Trimble to meet Blair after review walkout

Ulster Unionist leader David Trimble was meeting the British Prime Minister today in a bid to get Sinn Féin thrown out of the talks seeking to restore devolution to Northern Ireland.

Trimble to meet Blair after review walkout

Ulster Unionist leader David Trimble was meeting the British Prime Minister today in a bid to get Sinn Féin thrown out of the talks seeking to restore devolution to Northern Ireland.

He walked out of the review of the workings of the Good Friday Agreement yesterday because Ulster Secretary Paul Murphy and Minister John O’Donoghue failed to give him what he wanted – Sinn Féin’s marching orders.

Refusing to kick Sinn Féin out of the talks following the alleged IRA abduction and beating of dissident Bobby Tohill last month was “quite appalling,” he said.

Mr Trimble added: “We have to show to paramilitaries our Government will not tolerate such blatant breaches of the peace.”

The British Prime Minister had talks with Sinn Féin leaders Gerry Adams and Martin McGuinness in London yesterday and there has been little or no sign he will do anything to give Mr Trimble what he wants.

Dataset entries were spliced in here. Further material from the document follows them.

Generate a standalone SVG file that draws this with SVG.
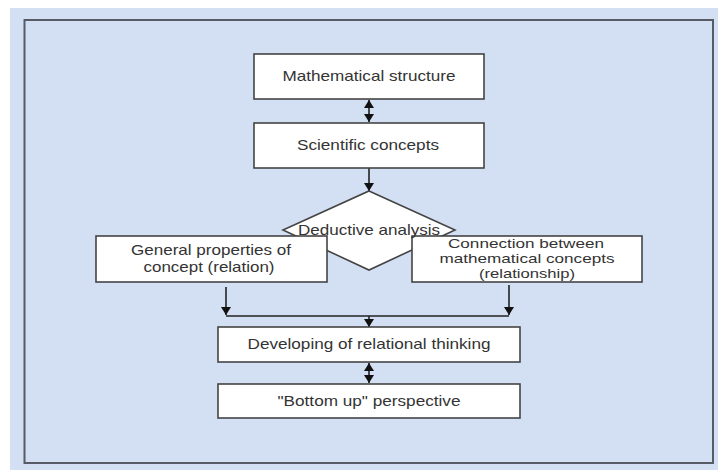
<svg xmlns="http://www.w3.org/2000/svg" width="718" height="470" viewBox="0 0 718 470">
<defs>
<style>
.box{fill:#ffffff;stroke:#444;stroke-width:1.6}
.t{font-family:"Liberation Sans",Arial,sans-serif;font-size:15px;fill:#333;text-anchor:middle}
.s{font-size:13.5px}
.ln{stroke:#222;stroke-width:1.6;fill:none}
</style>
<marker id="ah" viewBox="0 0 8 10" refX="8" refY="5" markerWidth="8" markerHeight="10" markerUnits="userSpaceOnUse" orient="auto-start-reverse">
<path d="M0,0 L8,5 L0,10 Z" fill="#111"/>
</marker>
</defs>
<rect x="0" y="0" width="718" height="470" fill="#ffffff"/>
<rect x="10" y="8" width="708" height="462" fill="#d3dff2"/>
<rect x="24.5" y="20" width="688.5" height="443" fill="none" stroke="#555c66" stroke-width="2"/>

<g id="connectors">
<line class="ln" x1="369" y1="100" x2="369" y2="122" marker-start="url(#ah)" marker-end="url(#ah)"/>
<line class="ln" x1="369" y1="168" x2="369" y2="191" marker-end="url(#ah)"/>
<line class="ln" x1="226" y1="287" x2="226" y2="315" marker-end="url(#ah)"/>
<line class="ln" x1="509" y1="285" x2="509" y2="315" marker-end="url(#ah)"/>
<line class="ln" x1="226" y1="316" x2="509" y2="316"/>
<line class="ln" x1="369" y1="316" x2="369" y2="327" marker-end="url(#ah)"/>
<line class="ln" x1="369" y1="363" x2="369" y2="383" marker-start="url(#ah)" marker-end="url(#ah)"/>
</g>

<g id="n-math">
<rect class="box" x="254" y="54" width="230" height="45"/>
<text class="t" x="369" y="81" textLength="173" lengthAdjust="spacingAndGlyphs">Mathematical structure</text>
</g>
<g id="n-sci">
<rect class="box" x="254" y="123" width="230" height="45"/>
<text class="t" x="368" y="150" textLength="142" lengthAdjust="spacingAndGlyphs">Scientific concepts</text>
</g>
<g id="n-deductive">
<polygon class="box" points="369,191 455,230 369,270 283,230"/>
</g>
<g id="n-general">
<rect class="box" x="96" y="236" width="231" height="46"/>
<text class="t" x="211" y="255" textLength="160" lengthAdjust="spacingAndGlyphs">General properties of</text>
<text class="t" x="209" y="272" textLength="131" lengthAdjust="spacingAndGlyphs">concept (relation)</text>
</g>
<g id="n-connection">
<rect class="box" x="412" y="236" width="230" height="46"/>
<text class="t s" x="526" y="248" textLength="156" lengthAdjust="spacingAndGlyphs">Connection between</text>
<text class="t s" x="527" y="263" textLength="175" lengthAdjust="spacingAndGlyphs">mathematical concepts</text>
<text class="t s" x="527" y="278" textLength="96" lengthAdjust="spacingAndGlyphs">(relationship)</text>
</g>
<g id="n-deductive-label">
<text class="t" x="369" y="235" textLength="142" lengthAdjust="spacingAndGlyphs">Deductive analysis</text>
</g>
<g id="n-developing">
<rect class="box" x="218" y="327" width="302" height="35"/>
<text class="t" x="369" y="349" textLength="243" lengthAdjust="spacingAndGlyphs">Developing of relational thinking</text>
</g>
<g id="n-bottom">
<rect class="box" x="218" y="384" width="302" height="34"/>
<text class="t" x="369" y="406" textLength="183" lengthAdjust="spacingAndGlyphs">"Bottom up" perspective</text>
</g>
</svg>
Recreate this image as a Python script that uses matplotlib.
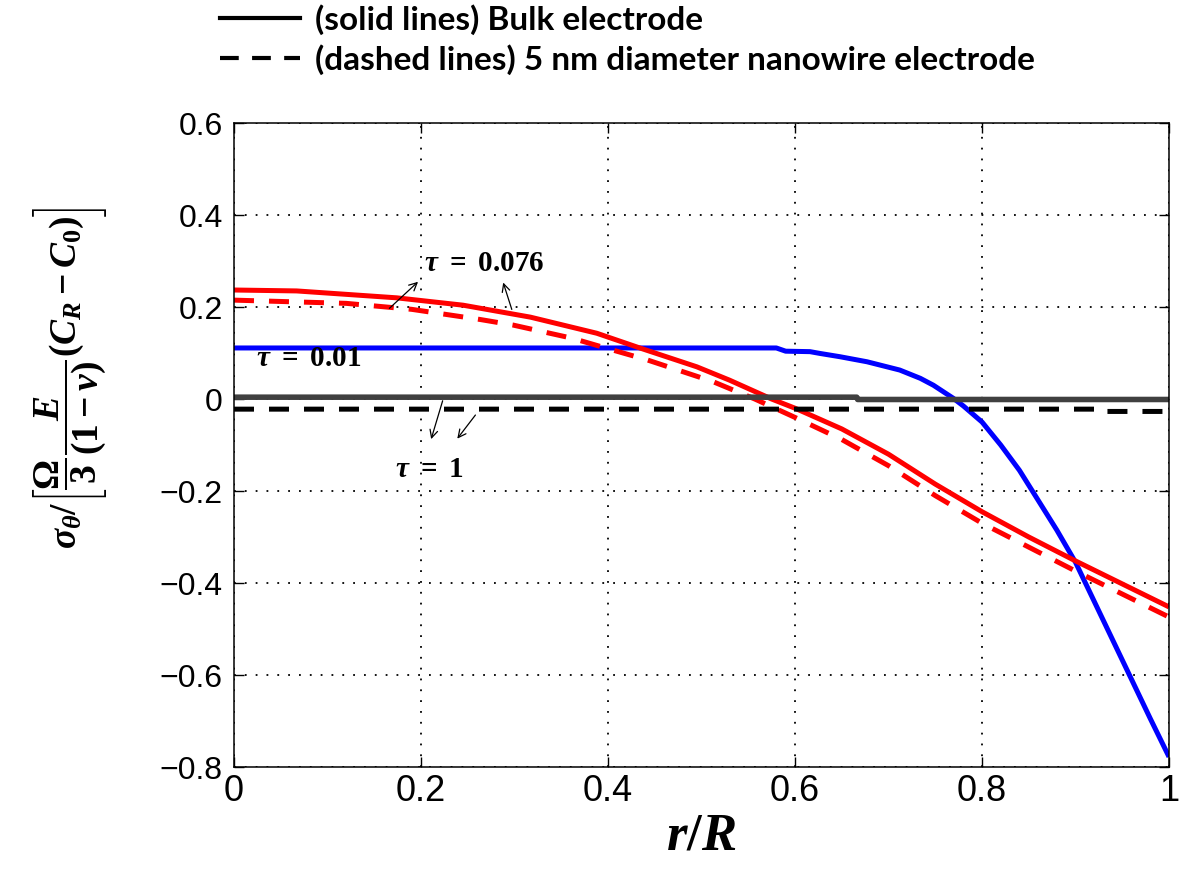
import matplotlib
matplotlib.use("Agg")
import matplotlib.pyplot as plt
from matplotlib.lines import Line2D

# values (r/R, normalised hoop stress)
r_blue = [0.0, 0.58, 0.59, 0.616, 0.627, 0.648, 0.677, 0.712, 0.734, 0.748, 0.769,
          0.78, 0.80, 0.82, 0.84, 0.86, 0.88, 0.90, 0.92, 0.94, 0.96, 0.98, 1.0]
s_blue = [0.111, 0.111, 0.104, 0.103, 0.099, 0.092, 0.081, 0.063, 0.045, 0.030, 0.002,
          -0.015, -0.05, -0.10, -0.155, -0.22, -0.285, -0.355, -0.44, -0.525, -0.61,
          -0.695, -0.778]

r_red = [0.0, 0.067, 0.174, 0.245, 0.317, 0.388, 0.434, 0.495, 0.530, 0.575,
         0.60, 0.65, 0.70, 0.75, 0.80, 0.85, 0.90, 0.95, 1.0]
s_red = [0.237, 0.235, 0.220, 0.204, 0.178, 0.143, 0.111, 0.070, 0.041, 0.0,
         -0.02, -0.065, -0.12, -0.185, -0.245, -0.30, -0.352, -0.402, -0.452]

r_red_nw = [0.0, 0.12, 0.19, 0.263, 0.298, 0.362, 0.399, 0.442, 0.512, 0.557,
            0.60, 0.65, 0.70, 0.75, 0.80, 0.85, 0.90, 0.95, 1.0]
s_red_nw = [0.215, 0.208, 0.195, 0.173, 0.161, 0.132, 0.110, 0.085, 0.038, 0.0,
            -0.04, -0.088, -0.145, -0.21, -0.27, -0.322, -0.374, -0.424, -0.474]

r_gray = [0.0, 0.666, 0.667, 1.0]
s_gray = [0.004, 0.004, -0.001, -0.001]

r_black_nw = [0.0, 0.93, 0.931, 1.0]
s_black_nw = [-0.022, -0.022, -0.027, -0.027]

xticks = [0, 0.2, 0.4, 0.6, 0.8, 1]
xticklabels = ["0", "0.2", "0.4", "0.6", "0.8", "1"]
yticks = [0.6, 0.4, 0.2, 0, -0.2, -0.4, -0.6, -0.8]
yticklabels = ["0.6", "0.4", "0.2", "0", "\u22120.2", "\u22120.4", "\u22120.6", "\u22120.8"]

plt.rcParams["mathtext.fontset"] = "custom"
plt.rcParams["mathtext.rm"] = "Liberation Serif:bold"
plt.rcParams["mathtext.it"] = "Liberation Serif:bold:italic"
plt.rcParams["mathtext.bf"] = "Liberation Serif:bold"

fig = plt.figure(figsize=(11.86, 8.72), dpi=100)
ax = fig.add_axes([0.1973, 0.1204, 0.7884, 0.7385])

lw = 3.6
ax.plot(r_blue, s_blue, color="#0000ff", lw=lw, solid_capstyle="butt")
ax.plot(r_red, s_red, color="#ff0000", lw=lw, solid_capstyle="butt")
ax.plot(r_red_nw, s_red_nw, color="#ff0000", lw=lw, dashes=(4, 3))
ax.plot(r_gray, s_gray, color="#404040", lw=4, solid_capstyle="butt")
ax.plot(r_black_nw, s_black_nw, color="black", lw=lw, dashes=(4, 3))

ax.set_xlim(0, 1)
ax.set_ylim(-0.8, 0.6)
ax.set_xticks(xticks)
ax.set_xticklabels(xticklabels, family="Liberation Sans", fontsize=26)
ax.set_yticks(yticks)
ax.set_yticklabels(yticklabels, family="Liberation Sans", fontsize=23)
ax.tick_params(direction="in", top=True, right=True, length=7, width=1)
ax.tick_params(axis="x", pad=5)
ax.tick_params(axis="y", pad=8)
ax.grid(True, color="black", lw=1.3, linestyle=(0, (1, 5)))
for sp in ax.spines.values():
    sp.set_linewidth(1.1)

ax.set_xlabel(r"$r/R$", fontsize=38, labelpad=0)
fig.text(70 / 1186, 1 - 378 / 872,
         r"$\sigma_\theta/\left[\dfrac{\Omega}{3}\dfrac{E}{(1-\nu)}(C_R-C_0)\right]$",
         rotation=90, fontsize=27, ha="center", va="center")

# curve labels
arr = dict(arrowstyle="->", color="black", lw=0.9, mutation_scale=14)
ax.text(0.268, 0.296, r"$\tau\ =\ 0.076$", fontsize=21, ha="center", va="center")
ax.annotate("", xy=(0.199, 0.259), xytext=(0.164, 0.193), arrowprops=arr)
ax.annotate("", xy=(0.287, 0.259), xytext=(0.298, 0.189), arrowprops=arr)
ax.text(0.080, 0.089, r"$\tau\ =\ 0.01$", fontsize=21, ha="center", va="center")
ax.text(0.209, -0.152, r"$\tau\ =\ 1$", fontsize=21, ha="center", va="center")
ax.annotate("", xy=(0.210, -0.093), xytext=(0.224, 0.002), arrowprops=arr)
ax.annotate("", xy=(0.237, -0.091), xytext=(0.260, -0.030), arrowprops=arr)

handles = [Line2D([], [], color="black", lw=3),
           Line2D([], [], color="black", lw=3, dashes=(4.5, 3.2))]
labels = ["(solid lines) Bulk electrode",
          "(dashed lines) 5 nm diameter nanowire electrode"]
fig.legend(handles, labels, loc="upper left", bbox_to_anchor=(220 / 1186, 1 - 4 / 872),
           frameon=False, borderpad=0, borderaxespad=0, handlelength=2.4,
           handletextpad=0.45, labelspacing=0.28,
           prop=dict(family="Lato", weight="bold", size=24))

fig.savefig("out.png", dpi=100)
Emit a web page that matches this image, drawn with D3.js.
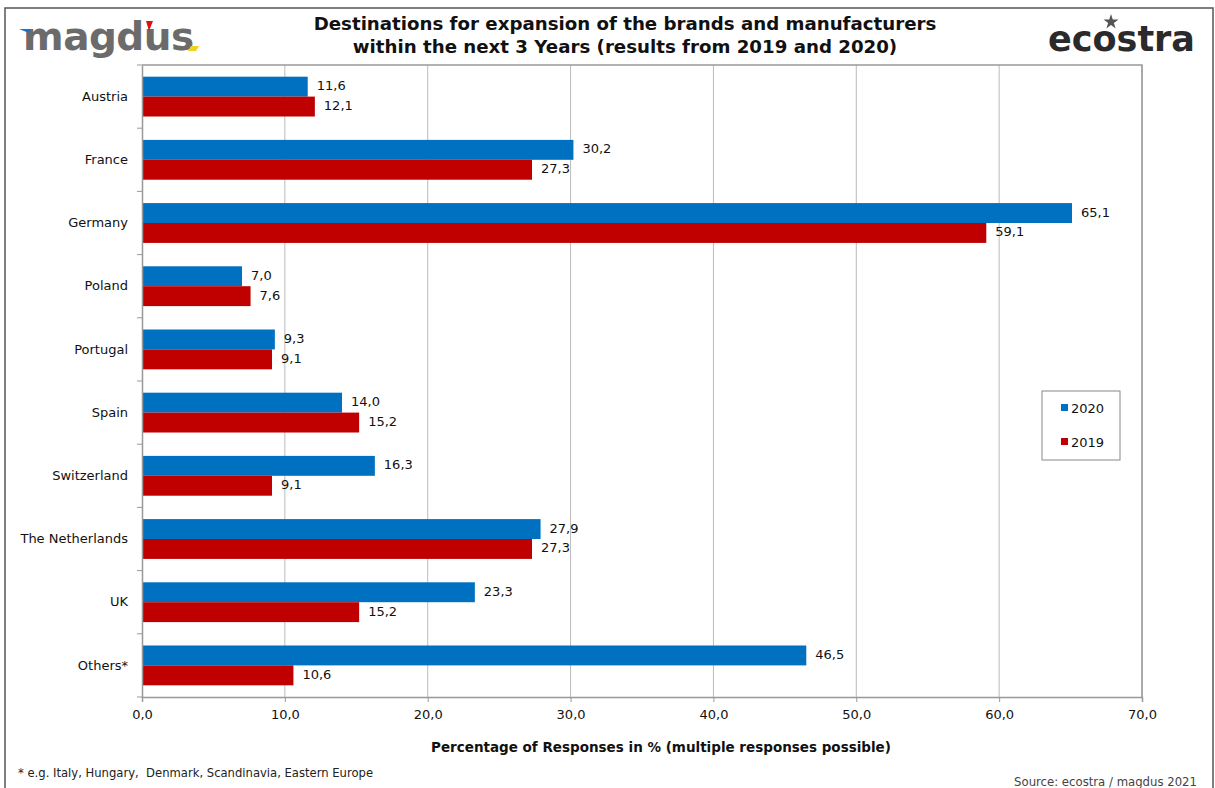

Despite withdrawing from the review talks, Mr Trimble said the UUP would continue to talk to other parties about the general political situation and the paramilitary threat.

Yesterday’s talks had a single agenda – at unionist insistence – of continuing IRA activity.

Sinn Féin was furious at the single agenda and hit out at Mr Trimble for walking out.

West Belfast Assembly member Bairbre de Brun – leading the Sinn Féin delegation in the absence of Mr Adams and Mr McGuinness – accused him of engaging in “posturing without substance”.

She added: “This is part of Mr Trimble’s competition with the Democratic Unionist Party. He is attempting to compete with the DUP on Ian Paisley’s ground. It is a wrong approach.”

Maybe if Mr Trimble had been as exercised about the recent murder of a young Catholic in Lisburn or attack last week by loyalist paramilitaries on a 105-year-old woman in North Belfast, people would take his actions more seriously, she said.

She insisted: “The reality is that the IRA poses no threat to the peace process.”

Mr Trimble’s arch critic, MP Jeffrey Donaldson, who left the UUP early this year to join the DUP, accused him of allowing the IRA to dictate party strategy.

He said Mr Trimble had in the past criticised the DUP for not participating in talks and was now doing the same himself.

“David Trimble is a poor man’s Ian Paisley,” said Mr Donaldson.

While the UUP withdrawal will be a blow to the Government, it should not collapse the review process.

Mr Trimble’s party is not the power it was – the November Assembly elections saw it relegated below Ian Paisley’s hard-liners as the major voice of unionism.

And in a twist on times past it is the DUP that is staying put in the discussions.